Our problem is our lack of agreed standards of truth. Without a yardstick, we cannot measure anything.
The city walls were built with an outer and an inner wall of stone with a gap between. The gap was usually filled with rubble which often also contained household rubbish. It was this rubbish that presented a danger because it could sometimes generate heat which could put pressure upon the outer and inner walls causing them to bulge. The bulge meant that the wall could crack and suddenly fall, leaving the city open to the invasion of enemies.
The engineer had to check for the bulges which indicated that there was corruption inside the wall. When Amos saw this, he got the message that God was communicating to him.
There would come a point when the corruption in the nation would become so strong that family life and harmonious community relationships would all be affected by the lies and injustice of corrupt officials and lawless individuals. If the nation went on ignoring the warning signs of corruption and the cracks in the justice system, in family life and in community relations – the outcome would be disastrous. It would happen without further warning, in an instant when nobody was expecting it.

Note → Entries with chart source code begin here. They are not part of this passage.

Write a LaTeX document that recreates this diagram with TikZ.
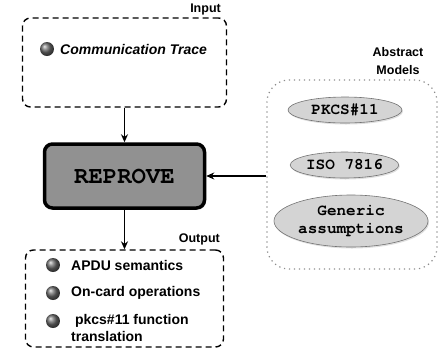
\documentclass[tikz,border=0pt]{standalone}
\usepackage{fontspec}
\setmainfont{Liberation Sans}
\newfontfamily\monofont{TeX Gyre Cursor}
\usetikzlibrary{shapes.geometric,shadows,arrows.meta}
\begin{document}
\begin{tikzpicture}[x=1pt,y=-1pt,
  dashbox/.style={draw=black, line width=1.4pt, dash pattern=on 6pt off 4pt, rounded corners=8pt, inner sep=0pt},
  dotbox/.style={draw=black!45, line width=1.2pt, dash pattern=on 1.2pt off 3.8pt, rounded corners=22pt, inner sep=0pt},
  grouplabel/.style={font=\fontsize{12.5}{14}\selectfont\bfseries, inner sep=0pt, align=center},
  bullet/.style={circle, ball color=black!58, minimum size=14pt, inner sep=0pt},
  itemtext/.style={font=\fontsize{14}{17}\selectfont\bfseries, anchor=west, inner sep=0pt, align=left},
  model/.style={ellipse, draw=black!55, line width=0.6pt, fill=black!17, inner sep=0pt,
    font=\fontsize{16}{18}\monofont\bfseries, align=center,
    drop shadow={opacity=0.25, shadow xshift=1pt, shadow yshift=-1.5pt}},
  core/.style={draw=black, line width=3.5pt, fill=black!43, rounded corners=8pt, inner sep=0pt,
    font=\fontsize{24}{26}\monofont\bfseries,
    drop shadow={opacity=0.3, shadow xshift=1.5pt, shadow yshift=-1.5pt}},
  link/.style={-{Stealth[length=8pt,width=7pt]}, line width=1.2pt}
]
\useasboundingbox (0,0) rectangle (445,360);
% Input
\node[dashbox, minimum width=204pt, minimum height=89pt] (input) at (124.5,62.5) {};
\node[grouplabel, anchor=east] (inlabel) at (221,9) {Input};
\node[bullet] (b0) at (47,49) {};
\node[itemtext, font=\fontsize{14}{17}\selectfont\bfseries\itshape] (t0) at (60,49) {Communication Trace};
% Core
\node[core, minimum width=160pt, minimum height=64pt] (reprove) at (124.5,176) {REPROVE};
% Output
\node[dashbox, minimum width=198pt, minimum height=97pt] (output) at (124.5,298.5) {};
\node[grouplabel, anchor=east] (outlabel) at (220,239) {Output};
\node[bullet] (b1) at (53,265) {};
\node[bullet] (b2) at (53,293) {};
\node[bullet] (b3) at (53,321) {};
\node[itemtext] (t1) at (71,265) {APDU semantics};
\node[itemtext] (t2) at (71,293) {On-card operations};
\node[itemtext, anchor=north west] (t3) at (71,314) {\ pkcs\#11 function\\translation};
% Abstract models
\node[dotbox, minimum width=170pt, minimum height=189pt] (abs) at (352,174.5) {};
\node[grouplabel, font=\fontsize{12.5}{18}\selectfont\bfseries] (abslabel) at (398,61) {Abstract\\Models};
\node[model, minimum width=114pt, minimum height=26pt] (pkcs) at (345,110) {PKCS\#11};
\node[model, minimum width=105pt, minimum height=26pt] (iso) at (344.5,165) {ISO 7816};
\node[model, minimum width=154pt, minimum height=52pt] (gen) at (351,221) {Generic\\assumptions};
% Connectors
\draw[link] (input) -- (reprove);
\draw[link] (reprove) -- (output);
\draw[link] (abs.west |- reprove) -- (reprove);
\end{tikzpicture}
\end{document}
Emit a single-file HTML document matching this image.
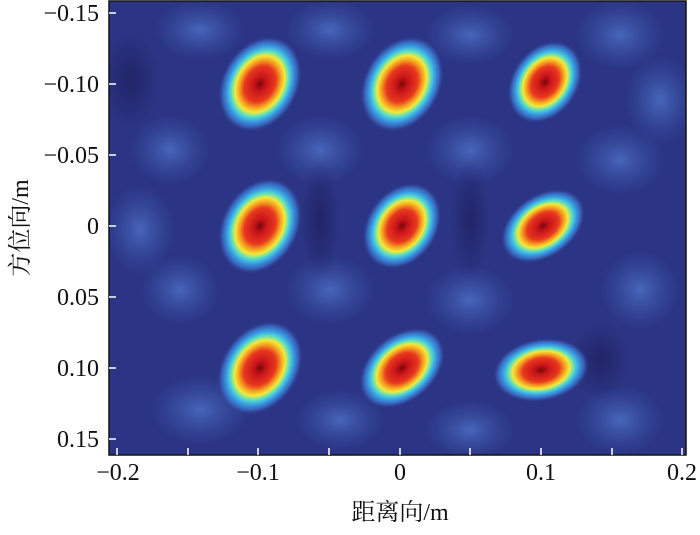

The Prophet Isaiah had a similar message:
Because you have rejected this message, relied on oppression and depended on deceit, this sin will become for you like a high wall, cracked and bulging, that collapses suddenly in an instant. It will break in pieces like pottery, shattered so mercilessly that among its pieces not a fragment will be found for taking coals from a hearth or scooping water out of the cistern. (Isa 30:12-14) [emphasis added]
This is a message to Britain today. There have been many warning signs over a number of years of corruption among officials in our nation - in the banking industry, among our politicians, in local government and business as well as in family life and community relationships. The savage beating of a young asylum seeker in Croydon has shocked the nation – that there can be such barbaric cruelty and violence among young people in Britain is horrifying.
If our nation goes on ignoring the warning signs of corruption – the outcome will be sudden and disastrous.
But this is simply evidence of corruption in the nation: the breakdown of family life and the abandonment of teaching truth in our schools. When we ceased to teach the Bible in state schools we abandoned the plumb line of truth. Now we are reaping the inevitable rewards of a lawless generation. But it’s no good blaming the young people – we are all to blame!
The only hope for the future is repentance and turning to the word of God for his truth to be enshrined at the heart of the nation. Jesus promised, “When he, the Spirit of Truth, comes, he will guide you into all truth” (John 16:13). This should surely be the focal point of prayer among Christians for our leaders, both Church and State!